» **WHAT NEEDS TO BE DONE**
Copy out the data below as written; omit any images.
*-*-*
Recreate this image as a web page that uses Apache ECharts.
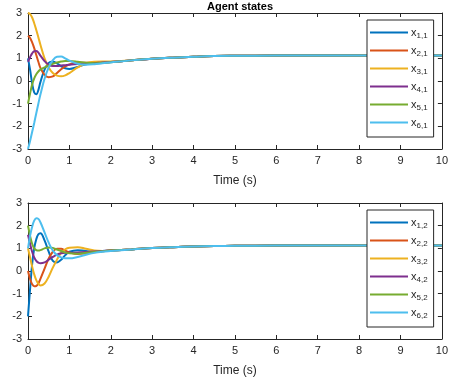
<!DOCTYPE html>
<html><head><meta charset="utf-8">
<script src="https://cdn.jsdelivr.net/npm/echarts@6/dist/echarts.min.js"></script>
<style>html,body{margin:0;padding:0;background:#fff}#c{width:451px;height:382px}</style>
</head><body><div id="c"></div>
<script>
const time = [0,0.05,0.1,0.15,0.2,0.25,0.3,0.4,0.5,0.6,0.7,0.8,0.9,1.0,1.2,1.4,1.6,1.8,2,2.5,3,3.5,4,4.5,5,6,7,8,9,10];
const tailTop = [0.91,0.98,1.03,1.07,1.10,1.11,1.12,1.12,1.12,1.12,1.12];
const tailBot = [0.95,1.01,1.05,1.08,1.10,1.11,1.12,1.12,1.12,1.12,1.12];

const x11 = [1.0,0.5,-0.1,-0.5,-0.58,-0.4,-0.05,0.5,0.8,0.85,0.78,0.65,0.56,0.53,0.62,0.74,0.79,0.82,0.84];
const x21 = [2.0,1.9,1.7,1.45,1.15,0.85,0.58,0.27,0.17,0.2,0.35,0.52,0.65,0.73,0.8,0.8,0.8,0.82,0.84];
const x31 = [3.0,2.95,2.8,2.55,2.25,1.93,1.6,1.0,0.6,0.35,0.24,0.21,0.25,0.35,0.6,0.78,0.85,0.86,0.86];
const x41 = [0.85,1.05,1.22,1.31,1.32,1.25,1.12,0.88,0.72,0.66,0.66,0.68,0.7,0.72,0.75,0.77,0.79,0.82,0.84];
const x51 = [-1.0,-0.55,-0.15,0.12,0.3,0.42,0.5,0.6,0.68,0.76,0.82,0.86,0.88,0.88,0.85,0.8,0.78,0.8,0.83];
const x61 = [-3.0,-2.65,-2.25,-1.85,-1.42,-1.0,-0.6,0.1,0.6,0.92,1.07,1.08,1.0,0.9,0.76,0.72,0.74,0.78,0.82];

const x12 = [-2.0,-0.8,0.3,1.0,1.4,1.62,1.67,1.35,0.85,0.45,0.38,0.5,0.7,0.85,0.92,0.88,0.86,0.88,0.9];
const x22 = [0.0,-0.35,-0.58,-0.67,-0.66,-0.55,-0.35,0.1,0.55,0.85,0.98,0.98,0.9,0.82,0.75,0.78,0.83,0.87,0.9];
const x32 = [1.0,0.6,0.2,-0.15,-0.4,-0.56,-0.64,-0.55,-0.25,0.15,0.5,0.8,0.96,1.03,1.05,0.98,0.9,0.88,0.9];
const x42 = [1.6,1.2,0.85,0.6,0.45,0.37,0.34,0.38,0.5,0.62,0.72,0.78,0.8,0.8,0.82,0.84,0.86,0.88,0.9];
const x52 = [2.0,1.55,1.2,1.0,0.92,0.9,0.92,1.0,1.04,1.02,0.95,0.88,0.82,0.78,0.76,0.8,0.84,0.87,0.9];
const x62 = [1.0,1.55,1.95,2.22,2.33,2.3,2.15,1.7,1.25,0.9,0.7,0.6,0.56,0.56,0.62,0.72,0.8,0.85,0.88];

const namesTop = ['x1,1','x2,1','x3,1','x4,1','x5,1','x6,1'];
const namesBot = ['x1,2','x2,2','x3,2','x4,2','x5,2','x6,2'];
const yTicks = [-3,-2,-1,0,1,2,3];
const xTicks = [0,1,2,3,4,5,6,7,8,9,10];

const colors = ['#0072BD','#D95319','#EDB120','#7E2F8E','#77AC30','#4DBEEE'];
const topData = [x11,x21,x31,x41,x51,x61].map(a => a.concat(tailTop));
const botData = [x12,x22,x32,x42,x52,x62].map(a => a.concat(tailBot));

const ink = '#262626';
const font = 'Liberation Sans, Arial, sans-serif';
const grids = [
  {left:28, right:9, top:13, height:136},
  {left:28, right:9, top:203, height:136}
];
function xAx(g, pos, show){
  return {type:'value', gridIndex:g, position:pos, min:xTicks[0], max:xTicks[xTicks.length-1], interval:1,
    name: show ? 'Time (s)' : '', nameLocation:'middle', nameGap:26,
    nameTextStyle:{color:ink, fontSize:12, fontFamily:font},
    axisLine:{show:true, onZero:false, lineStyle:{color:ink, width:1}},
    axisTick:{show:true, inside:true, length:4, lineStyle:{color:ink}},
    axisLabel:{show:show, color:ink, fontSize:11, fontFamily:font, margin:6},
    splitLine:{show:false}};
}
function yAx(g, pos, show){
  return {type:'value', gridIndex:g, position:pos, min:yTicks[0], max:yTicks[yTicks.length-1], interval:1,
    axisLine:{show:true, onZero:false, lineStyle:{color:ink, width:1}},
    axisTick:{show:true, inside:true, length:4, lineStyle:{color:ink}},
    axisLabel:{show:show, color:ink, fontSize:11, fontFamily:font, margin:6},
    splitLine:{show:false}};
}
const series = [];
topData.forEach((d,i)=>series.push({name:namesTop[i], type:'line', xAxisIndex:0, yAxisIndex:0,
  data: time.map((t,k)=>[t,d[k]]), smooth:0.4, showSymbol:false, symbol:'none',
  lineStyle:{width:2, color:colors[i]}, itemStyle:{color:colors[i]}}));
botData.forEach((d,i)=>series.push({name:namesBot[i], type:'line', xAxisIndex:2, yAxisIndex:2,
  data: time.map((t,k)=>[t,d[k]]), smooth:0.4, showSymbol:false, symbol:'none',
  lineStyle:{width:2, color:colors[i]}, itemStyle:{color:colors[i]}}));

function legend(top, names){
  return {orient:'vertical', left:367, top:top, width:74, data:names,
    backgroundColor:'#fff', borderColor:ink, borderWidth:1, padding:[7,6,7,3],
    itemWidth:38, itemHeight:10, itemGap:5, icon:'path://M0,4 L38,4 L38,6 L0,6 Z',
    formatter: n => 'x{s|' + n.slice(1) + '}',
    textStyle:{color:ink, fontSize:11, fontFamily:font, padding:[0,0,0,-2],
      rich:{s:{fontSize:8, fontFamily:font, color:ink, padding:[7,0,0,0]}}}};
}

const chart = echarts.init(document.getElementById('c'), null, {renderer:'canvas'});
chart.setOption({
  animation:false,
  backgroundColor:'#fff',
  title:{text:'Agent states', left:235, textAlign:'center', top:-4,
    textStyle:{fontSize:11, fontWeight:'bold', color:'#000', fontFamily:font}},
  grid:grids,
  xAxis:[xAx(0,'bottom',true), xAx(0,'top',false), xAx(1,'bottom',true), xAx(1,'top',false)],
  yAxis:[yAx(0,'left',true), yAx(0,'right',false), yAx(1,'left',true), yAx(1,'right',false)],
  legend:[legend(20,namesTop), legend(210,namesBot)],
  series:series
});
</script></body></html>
*-*-*
» **IN RESPONSE**
Recreate this image as a web page that uses Apache ECharts.
<!DOCTYPE html>
<html><head><meta charset="utf-8">
<script src="https://cdn.jsdelivr.net/npm/echarts@6/dist/echarts.min.js"></script>
<style>html,body{margin:0;padding:0;background:#fff}#c{width:451px;height:382px}</style>
</head><body><div id="c"></div>
<script>
const time = [0,0.05,0.1,0.15,0.2,0.25,0.3,0.4,0.5,0.6,0.7,0.8,0.9,1.0,1.2,1.4,1.6,1.8,2,2.5,3,3.5,4,4.5,5,6,7,8,9,10];
const tailTop = [0.91,0.98,1.03,1.07,1.10,1.11,1.12,1.12,1.12,1.12,1.12];
const tailBot = [0.95,1.01,1.05,1.08,1.10,1.11,1.12,1.12,1.12,1.12,1.12];

const x11 = [1.0,0.5,-0.1,-0.5,-0.58,-0.4,-0.05,0.5,0.8,0.85,0.78,0.65,0.56,0.53,0.62,0.74,0.79,0.82,0.84];
const x21 = [2.0,1.9,1.7,1.45,1.15,0.85,0.58,0.27,0.17,0.2,0.35,0.52,0.65,0.73,0.8,0.8,0.8,0.82,0.84];
const x31 = [3.0,2.95,2.8,2.55,2.25,1.93,1.6,1.0,0.6,0.35,0.24,0.21,0.25,0.35,0.6,0.78,0.85,0.86,0.86];
const x41 = [0.85,1.05,1.22,1.31,1.32,1.25,1.12,0.88,0.72,0.66,0.66,0.68,0.7,0.72,0.75,0.77,0.79,0.82,0.84];
const x51 = [-1.0,-0.55,-0.15,0.12,0.3,0.42,0.5,0.6,0.68,0.76,0.82,0.86,0.88,0.88,0.85,0.8,0.78,0.8,0.83];
const x61 = [-3.0,-2.65,-2.25,-1.85,-1.42,-1.0,-0.6,0.1,0.6,0.92,1.07,1.08,1.0,0.9,0.76,0.72,0.74,0.78,0.82];

const x12 = [-2.0,-0.8,0.3,1.0,1.4,1.62,1.67,1.35,0.85,0.45,0.38,0.5,0.7,0.85,0.92,0.88,0.86,0.88,0.9];
const x22 = [0.0,-0.35,-0.58,-0.67,-0.66,-0.55,-0.35,0.1,0.55,0.85,0.98,0.98,0.9,0.82,0.75,0.78,0.83,0.87,0.9];
const x32 = [1.0,0.6,0.2,-0.15,-0.4,-0.56,-0.64,-0.55,-0.25,0.15,0.5,0.8,0.96,1.03,1.05,0.98,0.9,0.88,0.9];
const x42 = [1.6,1.2,0.85,0.6,0.45,0.37,0.34,0.38,0.5,0.62,0.72,0.78,0.8,0.8,0.82,0.84,0.86,0.88,0.9];
const x52 = [2.0,1.55,1.2,1.0,0.92,0.9,0.92,1.0,1.04,1.02,0.95,0.88,0.82,0.78,0.76,0.8,0.84,0.87,0.9];
const x62 = [1.0,1.55,1.95,2.22,2.33,2.3,2.15,1.7,1.25,0.9,0.7,0.6,0.56,0.56,0.62,0.72,0.8,0.85,0.88];

const namesTop = ['x1,1','x2,1','x3,1','x4,1','x5,1','x6,1'];
const namesBot = ['x1,2','x2,2','x3,2','x4,2','x5,2','x6,2'];
const yTicks = [-3,-2,-1,0,1,2,3];
const xTicks = [0,1,2,3,4,5,6,7,8,9,10];

const colors = ['#0072BD','#D95319','#EDB120','#7E2F8E','#77AC30','#4DBEEE'];
const topData = [x11,x21,x31,x41,x51,x61].map(a => a.concat(tailTop));
const botData = [x12,x22,x32,x42,x52,x62].map(a => a.concat(tailBot));

const ink = '#262626';
const font = 'Liberation Sans, Arial, sans-serif';
const grids = [
  {left:28, right:9, top:13, height:136},
  {left:28, right:9, top:203, height:136}
];
function xAx(g, pos, show){
  return {type:'value', gridIndex:g, position:pos, min:xTicks[0], max:xTicks[xTicks.length-1], interval:1,
    name: show ? 'Time (s)' : '', nameLocation:'middle', nameGap:26,
    nameTextStyle:{color:ink, fontSize:12, fontFamily:font},
    axisLine:{show:true, onZero:false, lineStyle:{color:ink, width:1}},
    axisTick:{show:true, inside:true, length:4, lineStyle:{color:ink}},
    axisLabel:{show:show, color:ink, fontSize:11, fontFamily:font, margin:6},
    splitLine:{show:false}};
}
function yAx(g, pos, show){
  return {type:'value', gridIndex:g, position:pos, min:yTicks[0], max:yTicks[yTicks.length-1], interval:1,
    axisLine:{show:true, onZero:false, lineStyle:{color:ink, width:1}},
    axisTick:{show:true, inside:true, length:4, lineStyle:{color:ink}},
    axisLabel:{show:show, color:ink, fontSize:11, fontFamily:font, margin:6},
    splitLine:{show:false}};
}
const series = [];
topData.forEach((d,i)=>series.push({name:namesTop[i], type:'line', xAxisIndex:0, yAxisIndex:0,
  data: time.map((t,k)=>[t,d[k]]), smooth:0.4, showSymbol:false, symbol:'none',
  lineStyle:{width:2, color:colors[i]}, itemStyle:{color:colors[i]}}));
botData.forEach((d,i)=>series.push({name:namesBot[i], type:'line', xAxisIndex:2, yAxisIndex:2,
  data: time.map((t,k)=>[t,d[k]]), smooth:0.4, showSymbol:false, symbol:'none',
  lineStyle:{width:2, color:colors[i]}, itemStyle:{color:colors[i]}}));

function legend(top, names){
  return {orient:'vertical', left:367, top:top, width:74, data:names,
    backgroundColor:'#fff', borderColor:ink, borderWidth:1, padding:[7,6,7,3],
    itemWidth:38, itemHeight:10, itemGap:5, icon:'path://M0,4 L38,4 L38,6 L0,6 Z',
    formatter: n => 'x{s|' + n.slice(1) + '}',
    textStyle:{color:ink, fontSize:11, fontFamily:font, padding:[0,0,0,-2],
      rich:{s:{fontSize:8, fontFamily:font, color:ink, padding:[7,0,0,0]}}}};
}

const chart = echarts.init(document.getElementById('c'), null, {renderer:'canvas'});
chart.setOption({
  animation:false,
  backgroundColor:'#fff',
  title:{text:'Agent states', left:235, textAlign:'center', top:-4,
    textStyle:{fontSize:11, fontWeight:'bold', color:'#000', fontFamily:font}},
  grid:grids,
  xAxis:[xAx(0,'bottom',true), xAx(0,'top',false), xAx(1,'bottom',true), xAx(1,'top',false)],
  yAxis:[yAx(0,'left',true), yAx(0,'right',false), yAx(1,'left',true), yAx(1,'right',false)],
  legend:[legend(20,namesTop), legend(210,namesBot)],
  series:series
});
</script></body></html>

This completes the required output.